Why Your Career No Longer Fits You Even If It Still Works

Why Your Career No Longer Fits You Even If It Still Works

When nothing is clearly wrong

Most career problems come with signals you cannot ignore. Performance drops, motivation disappears, or frustration builds to the point where something has to change. That is what people expect when something is off.

But there is another stage that looks very different.

Your career continues to function. You are competent, trusted, and capable of delivering results. From the outside, there is no obvious issue, and in many ways, things are still working exactly as they should. That is what makes the internal shift harder to take seriously.

Because internally, the experience has changed. The work no longer engages you in the same way, even though you can still do it well. Progress feels flatter, and the path ahead, while logical, feels less compelling.


The advantage that quietly becomes a constraint

The better you become at your work, the less it forces you to think about it.

Experience allows you to operate with efficiency and control. You understand how things work, how to solve problems, and how to meet expectations. Over time, what once required effort becomes routine.

This creates a pattern that is easy to overlook:

  • you become highly capable
  • that capability creates trust
  • trust increases responsibility
  • responsibility structures your time

Each step reinforces the next. None of them are negative. In fact, they are the reason your career works.

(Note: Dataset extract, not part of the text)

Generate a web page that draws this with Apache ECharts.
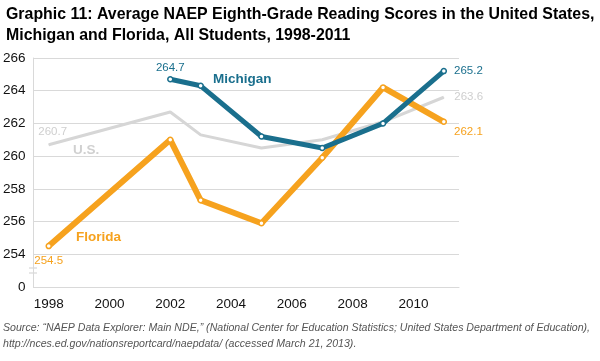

But together, they make it possible to continue for a long time without asking whether the direction still makes sense.


What changed is not the role, but your perspective

At some point, it becomes useful to question something more fundamental than performance. Not whether the career is working, but whether the reasons behind it still apply.

Most careers are shaped by earlier priorities. Growth, financial stability, recognition, and the desire to prove yourself tend to drive decisions in the first half of life. Those motivations are strong, and they often lead to meaningful success.

Over time, however, those drivers evolve.

You begin to care more about how your time is spent, not just how effectively it is used. You start to pay attention to meaning, contribution, and whether the outcomes of your work actually matter to you. The work itself may not have changed, but your relationship to it has.


Where the tension actually shows up

This stage is rarely experienced as a complete mismatch. In most cases, parts of your work still function well and may even feel valuable. The misalignment tends to be more specific, which is why it is often difficult to explain.

It often shows up in patterns like:

  • the work is engaging in moments, but not consistently
  • success is visible, but does not feel satisfying
  • your role makes sense logically, but not personally
  • you continue because it works, not because you would choose it again

Individually, these signals are easy to dismiss. Together, they change how your work feels on a daily basis.


Why the obvious question is not the right one

When this tension becomes noticeable, the instinct is to simplify it into a decision. Most men move quickly to questions like whether they should stay, leave, or make a complete change.

The issue is that these questions assume clarity that is not yet there.

Without understanding what is actually misaligned, staying can feel like avoidance and leaving can feel like unnecessary risk. Both options are reactions rather than informed decisions.

A more useful approach is to slow the process down and look more closely at the structure of your current situation.


Looking at your career in parts

Instead of treating your career as a single path, it helps to see it as a set of components that can be examined individually.

When you do that, you can begin to separate:

  • what still feels meaningful from what feels purely functional
  • what you would actively choose from what you are continuing out of habit
  • what reflects who you are now from what reflects who you used to be

This shift in perspective changes the conversation. You are no longer asking whether everything works. You are identifying where alignment still exists and where it does not.


Questions that tend to bring clarity

Where in your work do you still feel engaged, not just effective?

Which responsibilities feel necessary but no longer meaningful?

What part of your role would you choose again without hesitation?

What part would you reconsider if you were starting from your current perspective?

What are you continuing because it still matters, and what are you continuing because it has simply become normal?


What this stage is really asking

A career can continue to function long after it stops feeling aligned. That is what makes this stage easy to ignore and difficult to address.

What you are experiencing is not a failure of your career. It is a reflection of your own development. You have changed, and your work has not fully adapted to that change.

The decision in front of you is not whether your career still works.

It is whether it still reflects the person you are becoming, and what you are willing to change as a result.


The real shift

A career rarely breaks when it stops fitting. It simply continues, which is why many men stay longer than they intend.

The shift begins when you stop asking whether it works and start asking whether it still belongs in the life you are building now.